論證技巧 / 潛在漏洞以「更寫實」修飾開放集合場景，暗示先前研究的假設過於理想化，具有修辭說服力。但「少數共享類別」的具體定義與門檻尚未說明，留待方法章節補充。

1. Introduction — 緒論

Acquiring annotated training data is costly, leading practitioners to leverage large public datasets despite domain differences. However, depending on the application, the type of sensor or the perspective of the sensor, the entire captured scene might greatly differ from pictures on the Internet. This creates a significant domain shift between the source and target distributions. Domain adaptation methods aim to bridge this gap by learning domain-invariant representations or transformations.
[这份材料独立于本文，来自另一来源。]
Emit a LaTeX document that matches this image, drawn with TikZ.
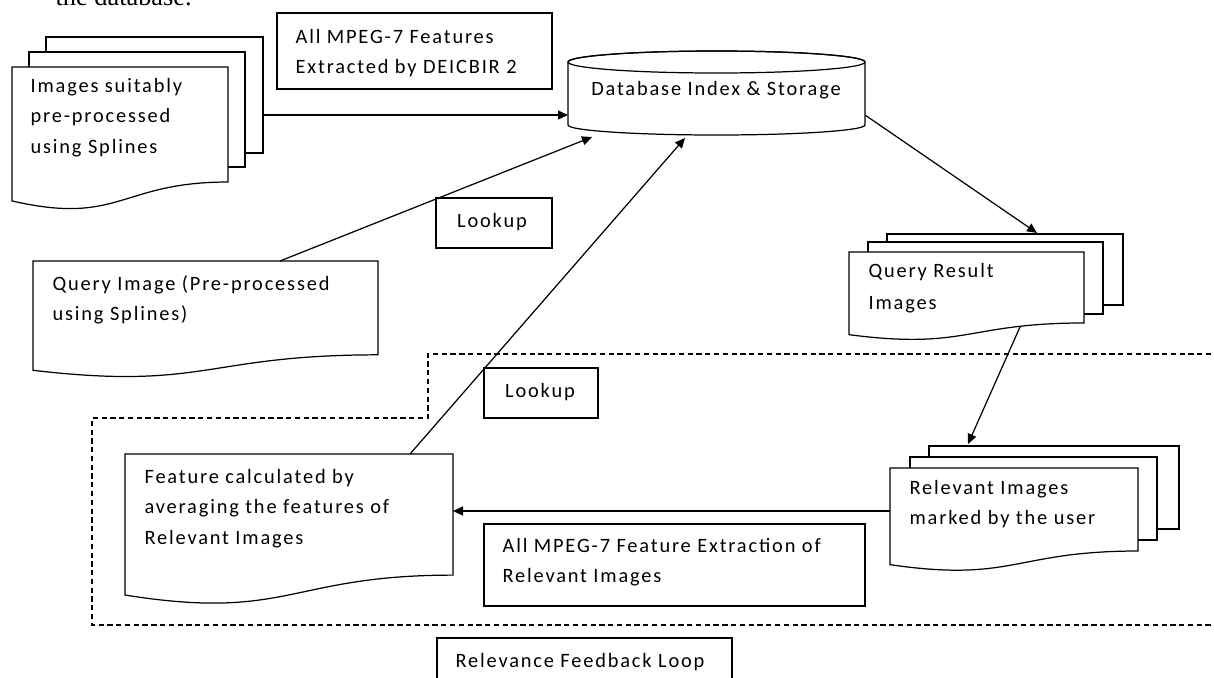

取得標註訓練資料的成本高昂，使得實務工作者傾向利用大型公開資料集，儘管存在領域差異。然而，根據應用場景、感測器類型或感測器視角的不同，所擷取的整個場景可能與網路上的圖片大相逕庭。這在來源分布與目標分布之間造成顯著的領域偏移。領域適應方法旨在透過學習領域不變表示或轉換來彌合此差距。

段落功能建立研究動機——從實務需求出發，說明標註成本與領域偏移的核心矛盾。

邏輯角色論證鏈的起點：以實務困境（標註成本）驅動讀者認同領域適應的必要性，為後續挑戰封閉集合假設鋪路。
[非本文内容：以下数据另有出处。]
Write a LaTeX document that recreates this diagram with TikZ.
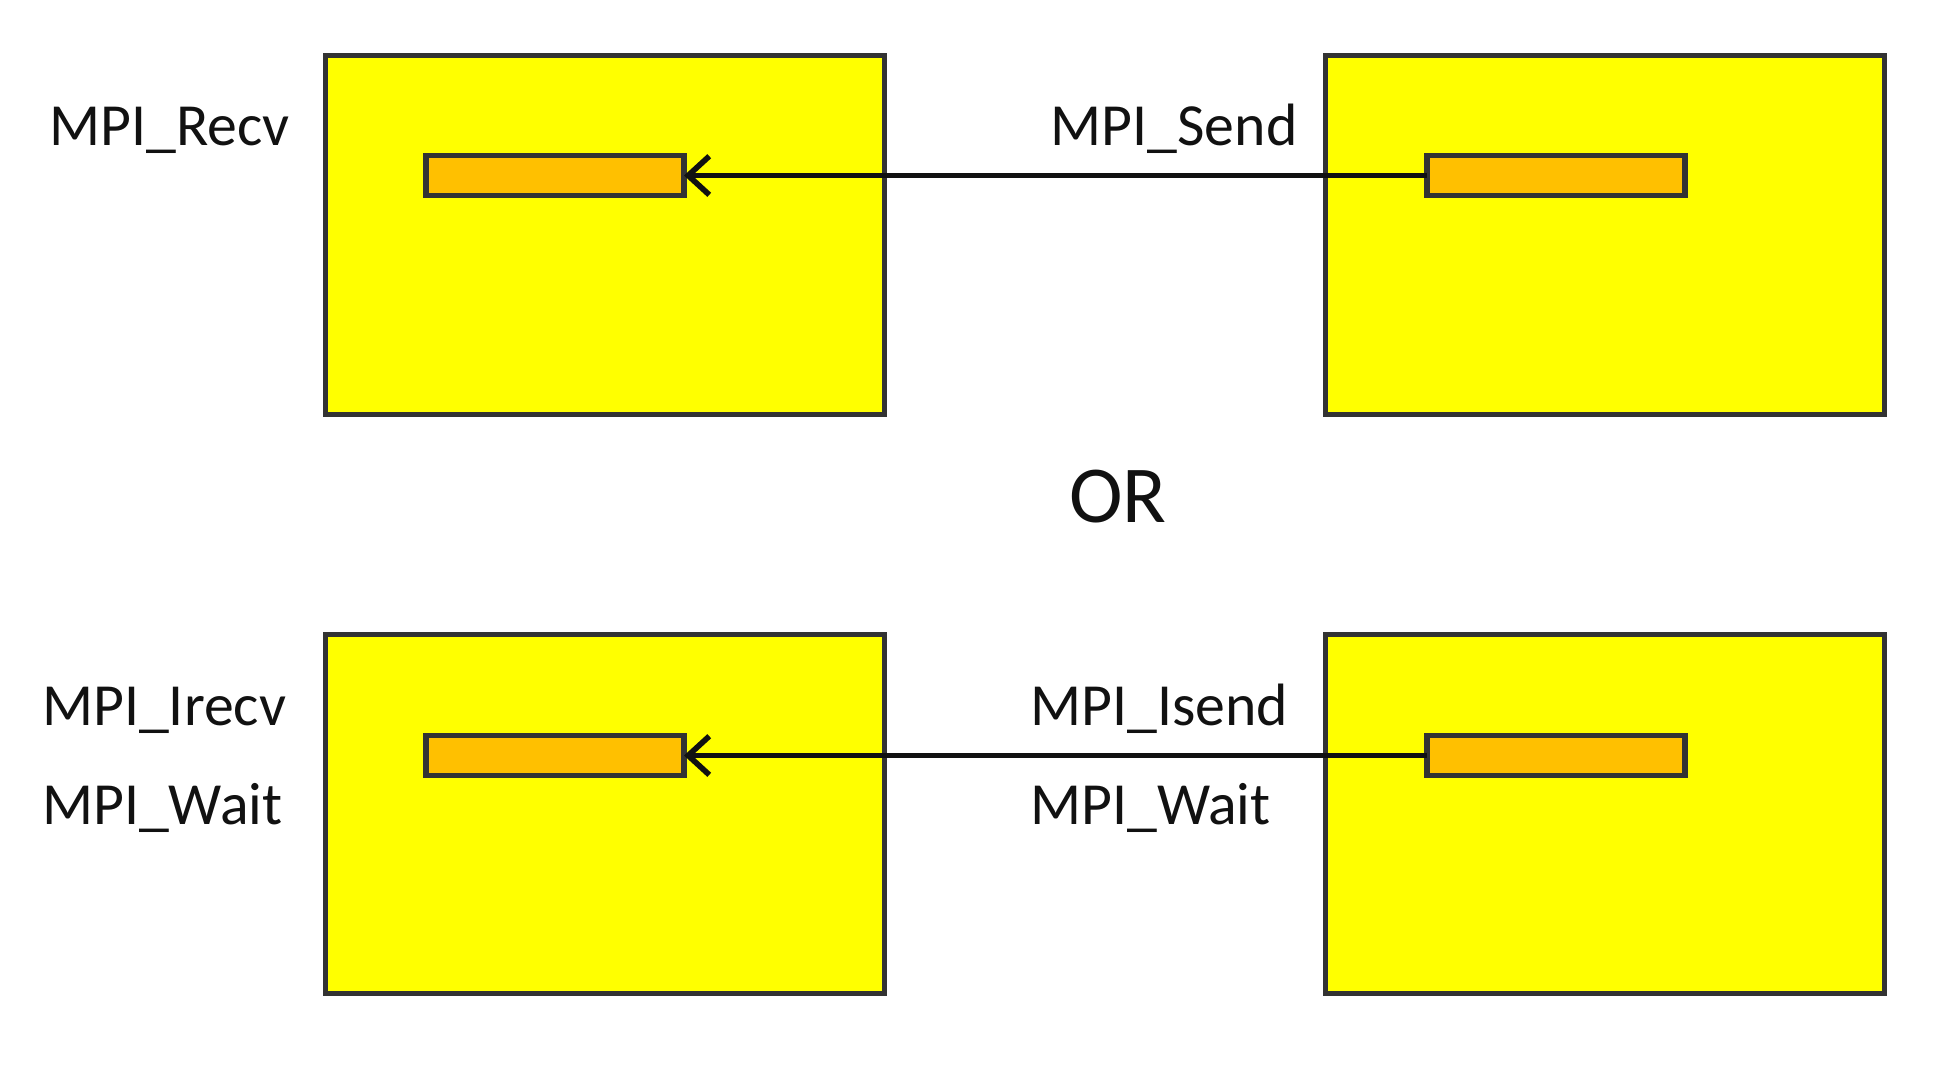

論證技巧 / 潛在漏洞以感測器差異作為領域偏移的具體實例，使抽象問題具象化。但此處預設讀者已熟悉領域適應的基本概念，對非專業讀者可能不夠友善。

Critically, all available evaluation protocols for domain adaptation describe a closed set recognition task, where both domains contain images only of the same set of object classes. In real-world applications, however, the target domain often contains unknown categories that are absent from the source domain. The authors argue that a robust domain adaptation method must be able to identify and reject such unknown classes while still transferring knowledge for the shared categories.

關鍵在於，所有現有的領域適應評估協定都描述的是封閉集合辨識任務，其中兩個領域僅包含相同的物件類別集合。然而在真實世界的應用中，目標領域往往包含來源領域所沒有的未知類別。作者主張，一個穩健的領域適應方法必須能夠辨識並拒絕此類未知類別，同時仍為共享類別進行知識遷移。

段落功能挑戰既有假設——直接指出封閉集合評估協定的根本缺陷。

邏輯角色此段是全文的轉捩點：從「領域適應有用」到「現有領域適應有根本缺陷」，將研究空隙精確化為「未知類別的處理」。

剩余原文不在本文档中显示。